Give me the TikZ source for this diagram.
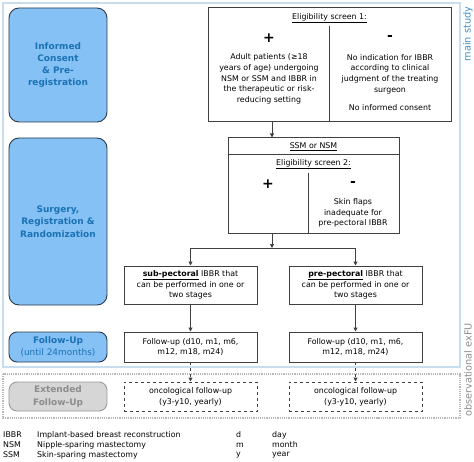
\documentclass[tikz,border=0pt]{standalone}
\usepackage{fontspec}
\setmainfont{DejaVu Sans}
\usetikzlibrary{arrows.meta}
\definecolor{phasefill}{HTML}{85C1F5}
\definecolor{phasetxt}{HTML}{1A72B5}
\definecolor{phasedraw}{HTML}{2B3A4A}
\definecolor{framebl}{HTML}{C8DDEE}
\definecolor{studytxt}{HTML}{3A8FC8}
\definecolor{grayfill}{HTML}{D6D6D6}
\definecolor{graydraw}{HTML}{9A9A9A}
\definecolor{graytxt}{HTML}{8C8C8C}
\definecolor{boxdraw}{HTML}{404040}
\tikzset{
  phase/.style={draw=phasedraw, fill=phasefill, rounded corners=10bp, line width=0.9bp,
    text=phasetxt, align=center, font=\fontsize{9}{12.3}\selectfont\bfseries, inner sep=0pt},
  extphase/.style={draw=graydraw, fill=grayfill, rounded corners=8bp, line width=0.9bp,
    text=graytxt, align=center, font=\fontsize{9}{12.3}\selectfont\bfseries, inner sep=0pt},
  flowbox/.style={draw=boxdraw, line width=1bp, align=center, inner sep=0pt},
  dashbox/.style={draw=boxdraw, line width=1bp, dashed, align=center, inner sep=0pt},
  txt/.style={align=center, inner sep=0pt},
  sign/.style={inner sep=0pt, font=\fontsize{14}{14}\selectfont\bfseries},
  arr/.style={draw=boxdraw, line width=1bp, -{Triangle[length=4bp,width=4bp]}},
  ln/.style={draw=boxdraw, line width=1bp},
  leg/.style={anchor=west, inner sep=0pt},
}
\begin{document}
\begin{tikzpicture}[x=1bp,y=-1bp, font=\fontsize{7.9}{10.7}\selectfont]
\useasboundingbox (0,0) rectangle (474,462);
% frames
\draw[framebl, line width=1.2bp] (3,3) rectangle (460,367);
\draw[graydraw!70, densely dotted, line width=1.2bp] (3,374) rectangle (460,418);
\node[rotate=90, text=studytxt, font=\fontsize{9.8}{9.8}\selectfont, inner sep=0pt] (ms) at (468,34) {main study};
\node[rotate=90, text=graytxt, font=\fontsize{9.8}{9.8}\selectfont, inner sep=0pt] (obs) at (468,370) {observational exFU};
% phases
\node[phase, minimum width=98bp, minimum height=114bp] (p1) at (58,65) {Informed\\Consent\\\& Pre-\\registration};
\node[phase, minimum width=98bp, minimum height=167bp] (p2) at (58,221.5) {Surgery,\\Registration \&\\Randomization};
\node[phase, rounded corners=8bp, minimum width=98bp, minimum height=30bp] (p3) at (58,347) {Follow-Up\\\mdseries(until 24months)};
\node[extphase, minimum width=98bp, minimum height=29bp] (p4) at (58,396.5) {Extended\\Follow-Up};
% eligibility 1
\node[flowbox, minimum width=243bp, minimum height=114bp] (e1) at (329.5,65) {};
\node[txt] (e1t) at (329.5,18) {\underline{Eligibility screen 1:}};
\coordinate (d1) at (329,26);
\draw[ln] (d1) -- (d1 |- e1.south);
\node[sign] (e1p) at (269,38) {+};
\node[sign] (e1m) at (390,38) {-};
\node[txt] (e1l) at (269,79) {Adult patients (≥18\\years of age) undergoing\\NSM or SSM and IBBR in\\the therapeutic or risk-\\reducing setting};
\node[txt] (e1r) at (390,74) {No indication for IBBR\\according to clinical\\judgment of the treating\\surgeon};
\node[txt] (e1r2) at (390,108) {No informed consent};
% eligibility 2
\node[flowbox, minimum width=171bp, minimum height=95bp] (e2) at (313.5,185.5) {};
\coordinate (h2) at (0,155);
\draw[ln] (h2 -| e2.west) -- (h2 -| e2.east);
\node[txt] (e2a) at (313.5,147) {\underline{SSM or NSM}};
\node[txt] (e2t) at (313.5,164) {\underline{Eligibility screen 2:}};
\coordinate (d2) at (308,173);
\draw[ln] (d2) -- (d2 |- e2.south);
\node[sign] (e2p) at (268,184) {+};
\node[sign] (e2m) at (353,184) {-};
\node[txt] (e2r) at (353,213) {Skin flaps\\inadequate for\\pre-pectoral IBBR};
% arms
\node[flowbox, minimum width=133bp, minimum height=38bp] (sub) at (190.5,285) {\textbf{\underline{sub-pectoral}} IBBR that\\can be performed in one or\\two stages};
\node[flowbox, minimum width=133bp, minimum height=38bp] (pre) at (355.5,285) {\textbf{\underline{pre-pectoral}} IBBR that\\can be performed in one or\\two stages};
\node[flowbox, minimum width=133bp, minimum height=30bp] (fu1) at (190.5,347) {Follow-up (d10, m1, m6,\\m12, m18, m24)};
\node[flowbox, minimum width=133bp, minimum height=30bp] (fu2) at (355.5,347) {Follow-up (d10, m1, m6,\\m12, m18, m24)};
\node[dashbox, minimum width=133bp, minimum height=29bp] (on1) at (190.5,396.5) {oncological follow-up\\(y3-y10, yearly)};
\node[dashbox, minimum width=133bp, minimum height=29bp] (on2) at (355.5,396.5) {oncological follow-up\\(y3-y10, yearly)};
% connectors
\coordinate (ax) at (272,0);
\coordinate (j) at (272,248);
\draw[arr] (e1.south -| ax) -- (e2.north -| ax);
\draw[arr] (e2.south -| ax) -- (j);
\draw[ln] (j -| sub) -- (j -| pre);
\draw[arr] (j -| sub) -- (sub.north);
\draw[arr] (j -| pre) -- (pre.north);
\draw[arr] (sub) -- (fu1);
\draw[arr] (pre) -- (fu2);
\draw[arr, dashed] (fu1) -- (on1);
\draw[arr, dashed] (fu2) -- (on2);
% legend
\node[leg] (l1a) at (3,435) {IBBR};
\node[leg] (l1b) at (37,435) {Implant-based breast reconstruction};
\node[leg] (l2a) at (3,445) {NSM};
\node[leg] (l2b) at (37,445) {Nipple-sparing mastectomy};
\node[leg] (l3a) at (3,455) {SSM};
\node[leg] (l3b) at (37,455) {Skin-sparing mastectomy};
\node[leg] (l1c) at (236,435) {d};
\node[leg] (l1d) at (272,435) {day};
\node[leg] (l2c) at (236,445) {m};
\node[leg] (l2d) at (272,445) {month};
\node[leg] (l3c) at (236,455) {y};
\node[leg] (l3d) at (272,455) {year};
\end{tikzpicture}
\end{document}
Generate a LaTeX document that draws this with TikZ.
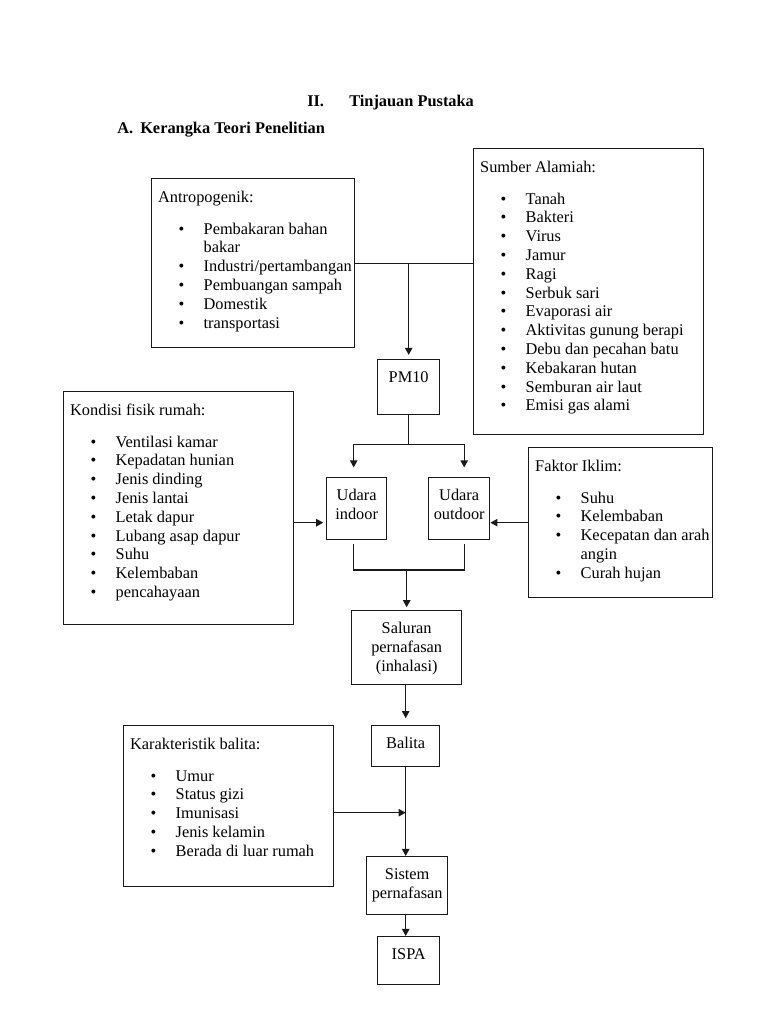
\documentclass[tikz,border=0pt]{standalone}
\usepackage{fontspec}
\setmainfont{Liberation Serif}
\usetikzlibrary{calc,arrows.meta}

\newdimen\px \px=0.734pt
% boxes with a title and a bullet list
\newcommand{\lbox}[3]{\begin{minipage}[t][#2\px][t]{#1\px}#3\end{minipage}}
\newcommand{\ltitle}[1]{\hspace*{6.5\px}\rule{0pt}{23.5\px}#1\par\vspace{13.2\px}}
\newcommand{\litem}[1]{\hspace*{27\px}\makebox[25\px][l]{\textbullet}#1\par}
\newcommand{\lcont}[1]{\hspace*{52\px}#1\par}
% small boxes with centred text
\newcommand{\cbox}[3]{\begin{minipage}[t][#2\px][t]{#1\px}\centering\rule{0pt}{23\px}#3\end{minipage}}

\begin{document}
\begin{tikzpicture}[x=0.734pt, y=-0.734pt, font=\fontsize{12pt}{13.8pt}\selectfont,
    box/.style={draw=black!90, line width=1pt, inner sep=0pt, anchor=north west},
    line/.style={draw=black!90, line width=1pt},
    arr/.style={line, -{Triangle[length=5.2pt,width=5.4pt]}},
    head/.style={anchor=base west, inner sep=0pt, font=\fontsize{12pt}{13.8pt}\selectfont\bfseries}]
  \fill[white] (0,0) rectangle (768,1024);

  % headings
  \node[head] (hdnum) at (307,106.5) {II.};
  \node[head] (hdname) at (349,106.5) {Tinjauan Pustaka};
  \node[head] (subnum) at (117,133) {A.};
  \node[head] (subname) at (140,133) {Kerangka Teori Penelitian};

  % sources of PM10
  \node[box] (antro) at (151,178) {\lbox{203}{169}{\ltitle{Antropogenik:}
    \litem{Pembakaran bahan}\lcont{bakar}
    \litem{Industri/pertambangan}
    \litem{Pembuangan sampah}
    \litem{Domestik}
    \litem{transportasi}}};
  \node[box] (sumber) at (473,148) {\lbox{230}{286}{\ltitle{Sumber Alamiah:}
    \litem{Tanah}
    \litem{Bakteri}
    \litem{Virus}
    \litem{Jamur}
    \litem{Ragi}
    \litem{Serbuk sari}
    \litem{Evaporasi air}
    \litem{Aktivitas gunung berapi}
    \litem{Debu dan pecahan batu}
    \litem{Kebakaran hutan}
    \litem{Semburan air laut}
    \litem{Emisi gas alami}}};

  % main chain
  \node[box] (pm) at (377,359) {\cbox{62}{55}{PM10}};
  \node[box] (indoor) at (326,477) {\cbox{60}{62}{Udara\\indoor}};
  \node[box] (outdoor) at (428,477) {\cbox{61}{62}{Udara\\outdoor}};
  \node[box] (sal) at (351,610) {\cbox{110}{74}{Saluran\\pernafasan\\(inhalasi)}};
  \node[box] (balita) at (371,725) {\cbox{68}{41}{Balita}};
  \node[box] (sistem) at (366,856) {\cbox{81}{58}{Sistem\\pernafasan}};
  \node[box] (ispa) at (377,936) {\cbox{62}{48}{ISPA}};

  % side factors
  \node[box] (kondisi) at (63,391) {\lbox{230}{233}{\ltitle{Kondisi fisik rumah:}
    \litem{Ventilasi kamar}
    \litem{Kepadatan hunian}
    \litem{Jenis dinding}
    \litem{Jenis lantai}
    \litem{Letak dapur}
    \litem{Lubang asap dapur}
    \litem{Suhu}
    \litem{Kelembaban}
    \litem{pencahayaan}}};
  \node[box] (faktor) at (528,447) {\lbox{184}{150}{\ltitle{Faktor Iklim:}
    \litem{Suhu}
    \litem{Kelembaban}
    \litem{Kecepatan dan arah}\lcont{angin}
    \litem{Curah hujan}}};
  \node[box] (karakter) at (123,725) {\lbox{210}{161}{\ltitle{Karakteristik balita:}
    \litem{Umur}
    \litem{Status gizi}
    \litem{Imunisasi}
    \litem{Jenis kelamin}
    \litem{Berada di luar rumah}}};

  % connectors
  \draw[line] (antro.east) -- (antro.east -| sumber.west);
  \draw[arr, shorten >=3pt] (antro.east -| pm.north) -- (pm.north);

  \coordinate (split) at ($(pm.south)+(0,29)$);
  \coordinate (inx) at ($(indoor.north)+(-3,0)$);
  \coordinate (outx) at ($(outdoor.north)+(5,0)$);
  \draw[line] (pm.south) -- (split);
  \draw[arr, shorten >=7pt] (split) -| (inx);
  \draw[arr, shorten >=7pt] (split) -| (outx);

  \coordinate (join) at ($(sal.north)+(0,-40)$);
  \draw[line, shorten <=3pt] (inx |- indoor.south) |- (join);
  \draw[line, shorten <=3pt] (outx |- outdoor.south) |- (join);
  \draw[arr, shorten >=2pt] (join) -- (sal.north);

  \coordinate (inlvl) at ($(indoor.west)+(0,14)$);
  \draw[arr, shorten >=2pt] (kondisi.east |- inlvl) -- (inlvl);
  \coordinate (outlvl) at ($(outdoor.east)+(0,14)$);
  \draw[arr] (faktor.west |- outlvl) -- (outlvl);

  \draw[arr, shorten >=5pt] (balita.north |- sal.south) -- (balita.north);
  \draw[arr] (balita.south) -- (balita.south |- sistem.north);
  \coordinate (karlvl) at ($(karakter.east)+(0,6.5)$);
  \draw[arr] (karakter.east |- karlvl) -- (balita.south |- karlvl);
  \draw[arr] (balita.south |- sistem.south) -- (balita.south |- ispa.north);
\end{tikzpicture}
\end{document}
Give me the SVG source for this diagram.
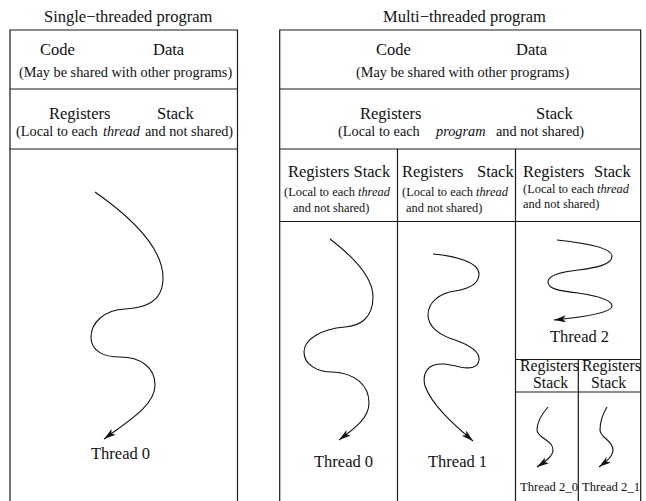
<svg xmlns="http://www.w3.org/2000/svg" width="646" height="501" viewBox="0 0 646 501" font-family="'Liberation Serif', 'DejaVu Serif', 'Noto Serif', serif">
  <style>
    .frame { fill: none; stroke: #1a1a1a; stroke-width: 1.2; }
    .flow { fill: none; stroke: #111; stroke-width: 1.1; marker-end: url(#head); }
    text { font-family: 'Liberation Serif', 'DejaVu Serif', 'Noto Serif', serif; fill: #111; }
    .big { font-size: 16.5px; }
    .sub { font-size: 14.3px; }
    .small { font-size: 12.4px; }
    .cell { font-size: 15.8px; }
    .tiny { font-size: 12.7px; }
    .it { font-style: italic; }
  </style>
  <defs>
    <marker id="head" markerUnits="userSpaceOnUse" markerWidth="14" markerHeight="8" refX="12" refY="3.5" orient="auto">
      <path d="M0,0 L12,3.5 L0,7 L3,3.5 Z" fill="#111"/>
    </marker>
  </defs>

  <!-- Single-threaded program -->
  <g id="single">
    <text class="big" x="44" y="21.5">Single−threaded program</text>
    <path class="frame" d="M10,501 V30 H237.5 V501"/>
  </g>
  <g id="single-code">
    <text class="big" x="40" y="55">Code</text>
    <text class="big" x="153" y="55">Data</text>
    <text class="sub" x="19" y="77">(May be shared with other programs)</text>
    <path class="frame" d="M10,89 H237.5"/>
  </g>
  <g id="single-regs">
    <text class="big" x="49" y="119">Registers</text>
    <text class="big" x="157" y="119">Stack</text>
    <text class="sub" y="136"><tspan x="16">(Local to each</tspan><tspan class="it" x="103">thread</tspan><tspan x="145">and not shared)</tspan></text>
    <path class="frame" d="M10,149 H237.5"/>
  </g>
  <g id="single-thread0">
    <text class="big" x="91" y="458.5">Thread 0</text>
  </g>

  <!-- Multi-threaded program -->
  <g id="multi">
    <text class="big" x="383" y="21.5">Multi−threaded program</text>
    <path class="frame" d="M279.7,501 V30 H640.7 V501"/>
  </g>
  <g id="multi-code">
    <text class="big" x="376" y="55">Code</text>
    <text class="big" x="516" y="55">Data</text>
    <text class="sub" x="356" y="77">(May be shared with other programs)</text>
    <path class="frame" d="M279.7,89 H640.7"/>
  </g>
  <g id="multi-regs">
    <text class="big" x="360" y="119">Registers</text>
    <text class="big" x="536" y="119">Stack</text>
    <text class="sub" y="136"><tspan x="338">(Local to each</tspan><tspan class="it" x="436">program</tspan><tspan x="496">and not shared)</tspan></text>
    <path class="frame" d="M279.7,149 H640.7"/>
  </g>

  <!-- per-thread register/stack cells -->
  <g id="thread0-regs">
    <text class="big" x="288" y="176.5">Registers Stack</text>
    <text class="small" x="284" y="196">(Local to each <tspan class="it">thread</tspan></text>
    <text class="small" x="293" y="212">and not shared)</text>
  </g>
  <g id="thread1-regs">
    <text class="big" x="402" y="176.5">Registers</text>
    <text class="big" x="477" y="176.5">Stack</text>
    <text class="small" x="402" y="196">(Local to each <tspan class="it">thread</tspan></text>
    <text class="small" x="406" y="212">and not shared)</text>
  </g>
  <g id="thread2-regs">
    <text class="big" x="523" y="176.5">Registers</text>
    <text class="big" x="594" y="176.5">Stack</text>
    <text class="small" x="523" y="192.5">(Local to each <tspan class="it">thread</tspan></text>
    <text class="small" x="523" y="208">and not shared)</text>
  </g>
  <g id="grid">
    <path class="frame" d="M279.7,221.5 H640.7 M397.5,149 V501 M515.5,149 V501"/>
  </g>

  <g id="thread0">
    <text class="big" x="314" y="467">Thread 0</text>
  </g>
  <g id="thread1">
    <text class="big" x="428" y="467">Thread 1</text>
  </g>
  <g id="thread2">
    <text class="big" x="550" y="341.5">Thread 2</text>
    <path class="frame" d="M515.5,359.5 H640.7 M515.5,392 H640.7 M578.3,359.5 V501"/>
  </g>
  <g id="thread2_0">
    <text class="cell" x="520" y="371">Registers</text>
    <text class="cell" x="533" y="388">Stack</text>
    <text class="tiny" x="520" y="490.5">Thread 2_0</text>
  </g>
  <g id="thread2_1">
    <text class="cell" x="582" y="371">Registers</text>
    <text class="cell" x="591" y="388">Stack</text>
    <text class="tiny" x="582" y="490.5">Thread 2_1</text>
  </g>

  <!-- execution paths -->
  <g id="connectors">
    <path class="flow" d="M95,192 C135,220 163,250 163,278 C163,305 140,308 125,309 C105,310 91,322 91,337 C91,352 105,357 120,357 C140,357 155,367 155,385 C155,405 130,420 104,439"/>
    <path class="flow" d="M330,239 C355,258 373,278 373,297 C373,318 360,326 345,327 C320,329 304,340 304,352 C304,365 318,372 332,372 C355,373 369,385 369,403 C369,418 355,428 339,440"/>
    <path class="flow" d="M433,254 C455,256 479,262 479,274 C479,285 468,289 455,291 C440,293 428,302 428,315 C428,328 442,336 455,340 C472,346 480,352 479,360 C478,368 470,369 460,367 C448,364 437,362 430,367 C425,371 423,378 425,386 C432,405 452,423 473,441"/>
    <path class="flow" d="M557,240 C585,243 612,248 612,256 C612,265 595,268 578,270 C560,272 548,276 548,282 C548,289 560,291 578,293 C598,296 612,300 612,306 C612,313 585,317 554,320"/>
    <path class="flow" d="M548,407 C541,415 537,423 537,430 C537,438 553,440 553,450 C553,456 546,461 537,467"/>
    <path class="flow" d="M607,407 C602,415 600,423 600,430 C600,438 613,440 613,450 C613,456 607,461 599,467"/>
  </g>
</svg>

* * * * * * *

#### Written problem:
Quote only the lines running from the line with "Generate a LaTeX" to the line with "(subname) at (140,133)", ends included, exactly as they appear and without the pictures.

#### Reply to the exercise:
Generate a LaTeX document that draws this with TikZ.
\documentclass[tikz,border=0pt]{standalone}
\usepackage{fontspec}
\setmainfont{Liberation Serif}
\usetikzlibrary{calc,arrows.meta}

\newdimen\px \px=0.734pt
% boxes with a title and a bullet list
\newcommand{\lbox}[3]{\begin{minipage}[t][#2\px][t]{#1\px}#3\end{minipage}}
\newcommand{\ltitle}[1]{\hspace*{6.5\px}\rule{0pt}{23.5\px}#1\par\vspace{13.2\px}}
\newcommand{\litem}[1]{\hspace*{27\px}\makebox[25\px][l]{\textbullet}#1\par}
\newcommand{\lcont}[1]{\hspace*{52\px}#1\par}
% small boxes with centred text
\newcommand{\cbox}[3]{\begin{minipage}[t][#2\px][t]{#1\px}\centering\rule{0pt}{23\px}#3\end{minipage}}

\begin{document}
\begin{tikzpicture}[x=0.734pt, y=-0.734pt, font=\fontsize{12pt}{13.8pt}\selectfont,
    box/.style={draw=black!90, line width=1pt, inner sep=0pt, anchor=north west},
    line/.style={draw=black!90, line width=1pt},
    arr/.style={line, -{Triangle[length=5.2pt,width=5.4pt]}},
    head/.style={anchor=base west, inner sep=0pt, font=\fontsize{12pt}{13.8pt}\selectfont\bfseries}]
  \fill[white] (0,0) rectangle (768,1024);

  % headings
  \node[head] (hdnum) at (307,106.5) {II.};
  \node[head] (hdname) at (349,106.5) {Tinjauan Pustaka};
  \node[head] (subnum) at (117,133) {A.};
  \node[head] (subname) at (140,133) {Kerangka Teori Penelitian};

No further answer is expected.